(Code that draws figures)

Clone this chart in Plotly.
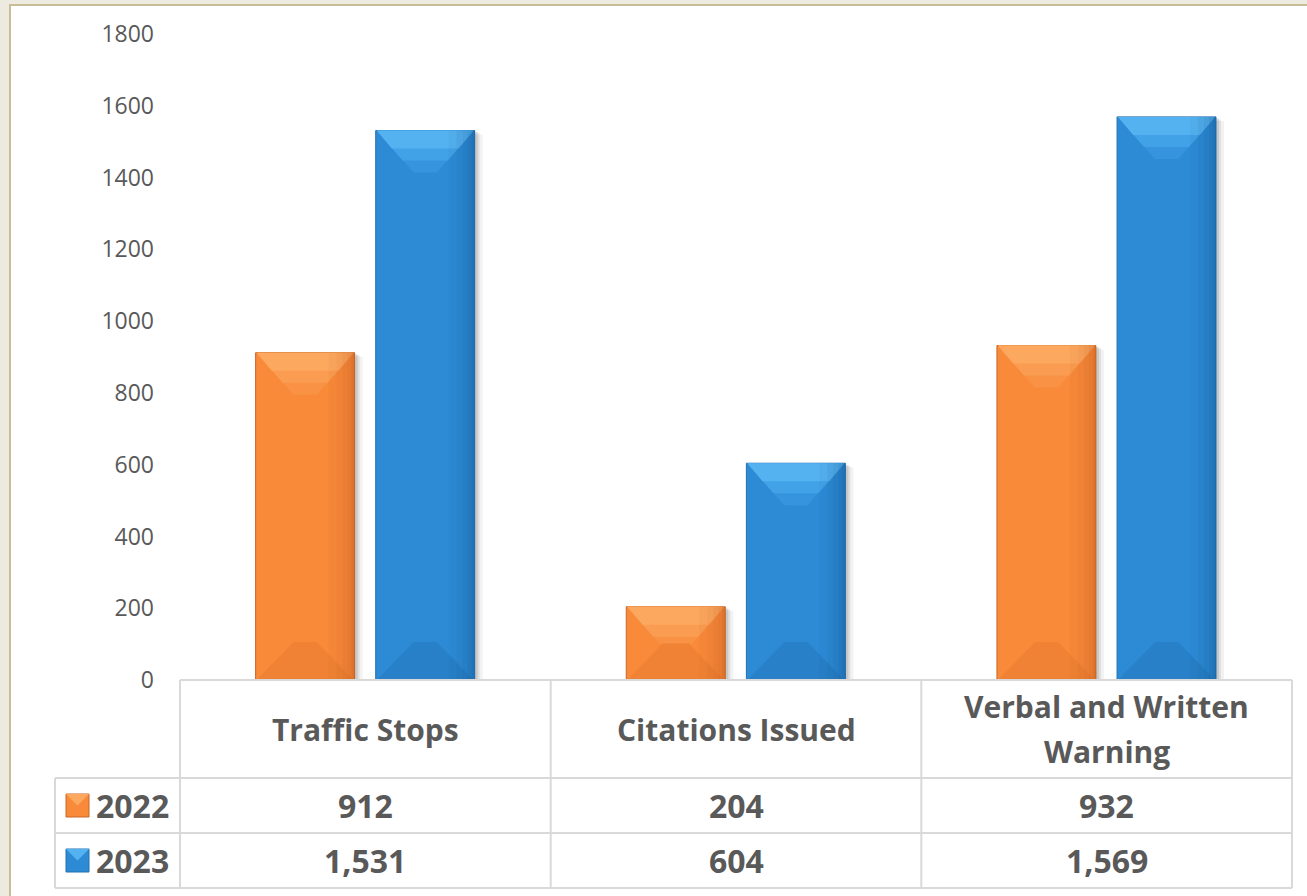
import plotly.graph_objects as go

# ---------------- data ----------------
categories = ["Traffic Stops", "Citations Issued", "Verbal and Written Warning"]
category_labels = ["Traffic Stops", "Citations Issued", "Verbal and Written<br>Warning"]
years = ["2022", "2023"]
values_2022 = [912, 204, 932]
values_2023 = [1531, 604, 1569]
value_labels_2022 = ["912", "204", "932"]
value_labels_2023 = ["1,531", "604", "1,569"]
y_ticks = [0, 200, 400, 600, 800, 1000, 1200, 1400, 1600, 1800]

# ---------------- layout geometry ----------------
W, H = 1307, 896
ML, MR, MT, MB = 180, 15, 34, 216
PW, PH = W - ML - MR, H - MT - MB
YMAX = 1800
CAT_PX = PW / len(categories)


def px_x(p):
    return (p - ML) / PW


def px_y(p):
    return (H - MB - p) / PH


TXT = "#595959"
GRID = "#D9D9D9"
FONT = "Open Sans"

series = [
    dict(name=years[0], values=values_2022, labels=value_labels_2022,
         base="#F88A3A", tops=["#F9924574", "#FA9C51", "#FCA85F"], bottom="#EF8234",
         dark="#B85A1A", line="#C8662A", offset=-0.296),
    dict(name=years[1], values=values_2023, labels=value_labels_2023,
         base="#2D8BD6", tops=["#3594DD", "#42A2E8", "#55B2F1"], bottom="#2880C8",
         dark="#154F85", line="#2270B0", offset=0.028),
]
BW = 0.267

fig = go.Figure()
for s in series:
    fig.add_trace(go.Bar(
        x=categories, y=s["values"], name=s["name"],
        width=BW, offset=s["offset"],
        marker=dict(color=s["base"], line=dict(color=s["line"], width=1)),
        showlegend=False, hoverinfo="x+y+name",
    ))

shapes = []
# white panel with tan border
shapes.append(dict(type="rect", xref="paper", yref="paper",
                   x0=px_x(10), x1=px_x(W + 20), y0=px_y(H + 20), y1=px_y(5),
                   fillcolor="white", line=dict(color="#C8BE96", width=2), layer="below"))

hw = BW * CAT_PX / 2
for s in series:
    for i, v in enumerate(s["values"]):
        xc = i + s["offset"] + BW / 2
        h = v * PH / YMAX
        common = dict(type="path", xref="x", yref="y", xsizemode="pixel", ysizemode="pixel",
                      xanchor=xc, line=dict(width=0))
        # soft shadow
        for off, op in [(8, 0.05), (5, 0.08), (3, 0.1)]:
            shapes.append(dict(common, yanchor=0, layer="below",
                               path=f"M {-hw+off},{-2} L {hw+off},{-2} L {hw+off},{h-off/2} L {-hw+off},{h-off/2} Z",
                               fillcolor=f"rgba(0,0,0,{op})"))
        # top bevel (three tones for gradient)
        for dd, col in zip([42, 30, 18], s["tops"]):
            dd = min(dd, h / 2)
            k = dd * 0.9
            shapes.append(dict(common, yanchor=v, layer="above",
                               path=f"M {-hw+1},0 L {hw-1},0 L {hw-k},{-dd} L {-hw+k},{-dd} Z",
                               fillcolor=col[:7]))
        # bottom bevel
        d = min(38, h / 2)
        shapes.append(dict(common, yanchor=0, layer="above",
                           path=f"M {-hw+1},0 L {hw-1},0 L {hw-d},{d} L {-hw+d},{d} Z",
                           fillcolor=s["bottom"]))
        # right edge darkening (gradient steps)
        for wdt, op in [(26, 0.06), (18, 0.07), (12, 0.08), (7, 0.1), (3, 0.15)]:
            shapes.append(dict(common, yanchor=0, layer="above",
                               path=f"M {hw-wdt},0 L {hw},0 L {hw},{h} L {hw-wdt},{h} Z",
                               fillcolor=s["dark"], opacity=op))

# data table grid
col_edges = [ML + k * CAT_PX for k in range(len(categories) + 1)]
ROW_TOP, ROW1, ROW2, ROW_BOT = 680, 778, 833, 888
LEFT = 55


def hline(y, x0, x1):
    shapes.append(dict(type="line", xref="paper", yref="paper",
                       x0=px_x(x0), x1=px_x(x1), y0=px_y(y), y1=px_y(y),
                       line=dict(color=GRID, width=2), layer="above"))


def vline(x, y0, y1):
    shapes.append(dict(type="line", xref="paper", yref="paper",
                       x0=px_x(x), x1=px_x(x), y0=px_y(y0), y1=px_y(y1),
                       line=dict(color=GRID, width=2), layer="above"))


hline(ROW_TOP, col_edges[0], col_edges[-1])
for y in (ROW1, ROW2, ROW_BOT):
    hline(y, LEFT, col_edges[-1])
for x in col_edges:
    vline(x, ROW_TOP, ROW_BOT)
vline(LEFT, ROW1, ROW_BOT)

annotations = []
bold = dict(family=FONT, size=30, color=TXT, weight="bold")
bold_num = dict(family=FONT, size=32, color=TXT, weight="bold")
LINE_GAP = 45
for i, lab in enumerate(category_labels):
    lines = lab.split("<br>")
    n = len(lines)
    for j, ln in enumerate(lines):
        yc = (ROW_TOP + ROW1) / 2 + (j - (n - 1) / 2) * LINE_GAP
        annotations.append(dict(x=i, xref="x", y=px_y(yc), yref="paper",
                                text=ln, showarrow=False, font=bold, align="center",
                                xanchor="center", yanchor="middle"))
row_centers = [(ROW1 + ROW2) / 2, (ROW2 + ROW_BOT) / 2]
for s, yc in zip(series, row_centers):
    for i, lab in enumerate(s["labels"]):
        annotations.append(dict(x=i, xref="x", y=px_y(yc), yref="paper",
                                text=lab, showarrow=False, font=bold_num,
                                xanchor="center", yanchor="middle"))
    annotations.append(dict(x=px_x(94), xref="paper", y=px_y(yc), yref="paper",
                            text=s["name"], showarrow=False, font=bold_num,
                            xanchor="left", yanchor="middle"))
    # legend key
    k0, k1 = 66, 89
    shapes.append(dict(type="rect", xref="paper", yref="paper",
                       x0=px_x(k0), x1=px_x(k1), y0=px_y(yc + 11.5), y1=px_y(yc - 11.5),
                       fillcolor=s["base"], line=dict(color=s["line"], width=1), layer="above"))
    shapes.append(dict(type="path", xref="paper", yref="paper",
                       path=(f"M {px_x(k0)},{px_y(yc - 11.5)} L {px_x(k1)},{px_y(yc - 11.5)} "
                             f"L {px_x((k0 + k1) / 2)},{px_y(yc)} Z"),
                       fillcolor=s["tops"][-1], line=dict(width=0), layer="above"))

fig.update_layout(
    width=W, height=H,
    margin=dict(l=ML, r=MR, t=MT, b=MB, pad=0),
    paper_bgcolor="#EDEAE0",
    plot_bgcolor="rgba(0,0,0,0)",
    barmode="overlay",
    shapes=shapes,
    annotations=annotations,
    showlegend=False,
    xaxis=dict(range=[-0.5, len(categories) - 0.5], showticklabels=False, showgrid=False,
               zeroline=False, showline=False, ticks="", fixedrange=True),
    yaxis=dict(range=[0, YMAX], tickvals=y_ticks, showgrid=False, zeroline=False,
               showline=False, ticks="", ticklabelstandoff=25,
               tickfont=dict(family=FONT, size=23, color=TXT), fixedrange=True),
    font=dict(family=FONT),
)

fig.write_html("out.html", config={"displayModeBar": False},
               post_script="document.body.style.margin='0';document.body.style.overflow='hidden';")
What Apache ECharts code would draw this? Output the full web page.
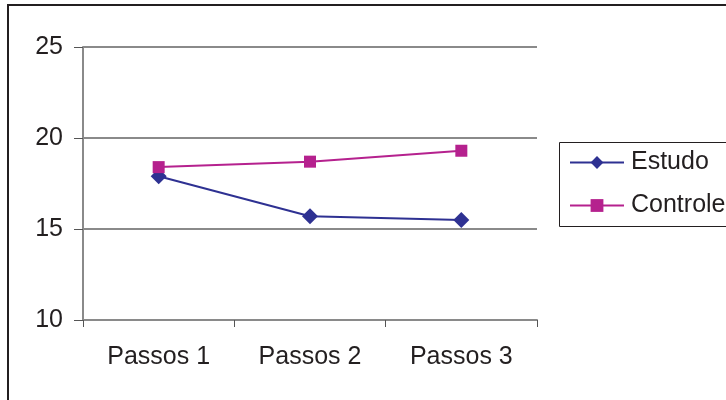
<!DOCTYPE html>
<html>
<head>
<meta charset="utf-8">
<script src="https://cdn.jsdelivr.net/npm/echarts@6/dist/echarts.min.js"></script>
<style>
  html, body { margin: 0; padding: 0; background: #ffffff; }
  #chart { width: 726px; height: 400px; }
</style>
</head>
<body>
<div id="chart"></div>
<script>
// Categories and series values
const categories = ['Passos 1', 'Passos 2', 'Passos 3'];
const estudo = [17.9, 15.7, 15.5];
const controle = [18.4, 18.7, 19.3];
const yTicks = { min: 10, max: 25, step: 5 };

const FONT = '"Liberation Sans", Arial, sans-serif';
const TEXT = '#231f20';
const GRID = '#8a8a8a';

const chart = echarts.init(document.getElementById('chart'), null, { renderer: 'canvas' });

chart.setOption({
  backgroundColor: '#ffffff',
  animation: false,
  graphic: [
    {
      type: 'rect',
      shape: { x: 8, y: 5, width: 760, height: 440 },
      style: { fill: 'none', stroke: '#231f20', lineWidth: 2 },
      z: 0
    },
    {
      type: 'rect',
      shape: { x: 559.5, y: 142.5, width: 200, height: 84 },
      style: { fill: '#ffffff', stroke: '#231f20', lineWidth: 1 },
      z: 1
    }
  ],
  grid: { left: 83, right: 189, top: 47, bottom: 80, containLabel: false },
  legend: {
    orient: 'vertical',
    left: 569,
    top: 150,
    itemWidth: 54,
    itemHeight: 16,
    itemGap: 18,
    padding: 0,
    textStyle: { fontFamily: FONT, fontSize: 25, color: TEXT, padding: [0, 0, 0, 2] },
    data: ['Estudo', 'Controle'],
    z: 5
  },
  xAxis: {
    type: 'category',
    data: categories,
    boundaryGap: true,
    axisLine: { lineStyle: { color: GRID, width: 2 } },
    axisTick: { show: true, length: 7, lineStyle: { color: '#555', width: 1 } },
    axisLabel: { fontFamily: FONT, fontSize: 25, color: TEXT, margin: 25 },
    splitLine: { show: false }
  },
  yAxis: {
    type: 'value',
    min: yTicks.min,
    max: yTicks.max,
    interval: yTicks.step,
    axisLine: { show: true, lineStyle: { color: GRID, width: 2 } },
    axisTick: { show: true, length: 9, lineStyle: { color: '#555', width: 1 } },
    axisLabel: { fontFamily: FONT, fontSize: 25, color: TEXT, margin: 20 },
    splitLine: { show: true, lineStyle: { color: GRID, width: 2 } }
  },
  series: [
    {
      name: 'Estudo',
      type: 'line',
      data: estudo,
      symbol: 'diamond',
      symbolSize: 16,
      lineStyle: { color: '#2e3192', width: 2 },
      itemStyle: { color: '#2e3192' },
      z: 3
    },
    {
      name: 'Controle',
      type: 'line',
      data: controle,
      symbol: 'rect',
      symbolSize: 12,
      lineStyle: { color: '#b5218e', width: 2 },
      itemStyle: { color: '#b5218e' },
      z: 3
    }
  ]
});
</script>
</body>
</html>
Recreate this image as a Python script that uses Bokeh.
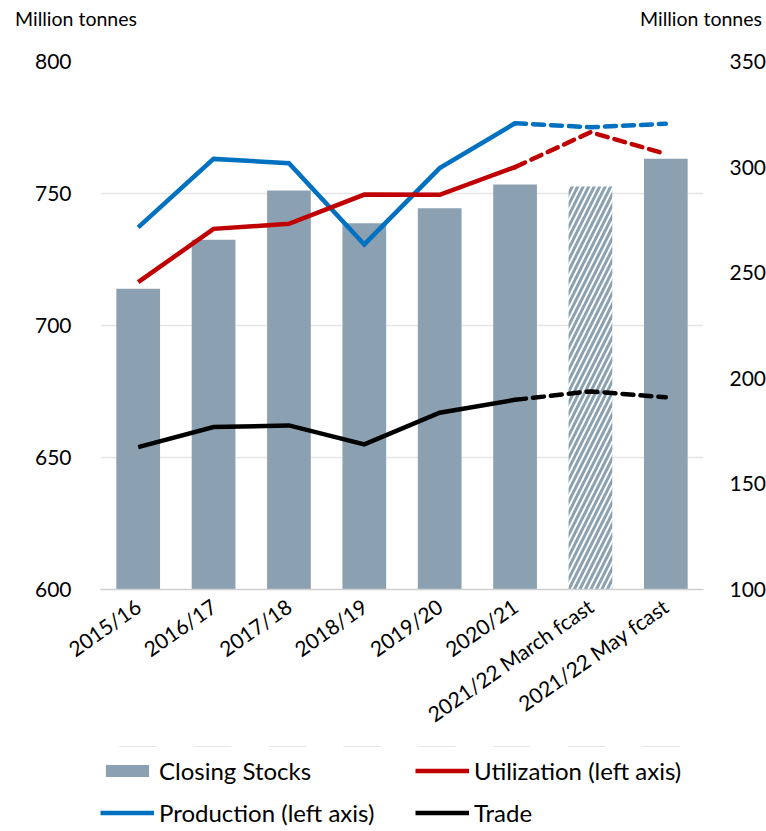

**PROBLEM TO SOLVE:** Take every line above carrying "this" and return it.

**ANSWER:**
Clone this chart in Plotly.
What Apache ECharts code would draw this? Output the full web page.
Recreate this image as a Python script that uses Bokeh.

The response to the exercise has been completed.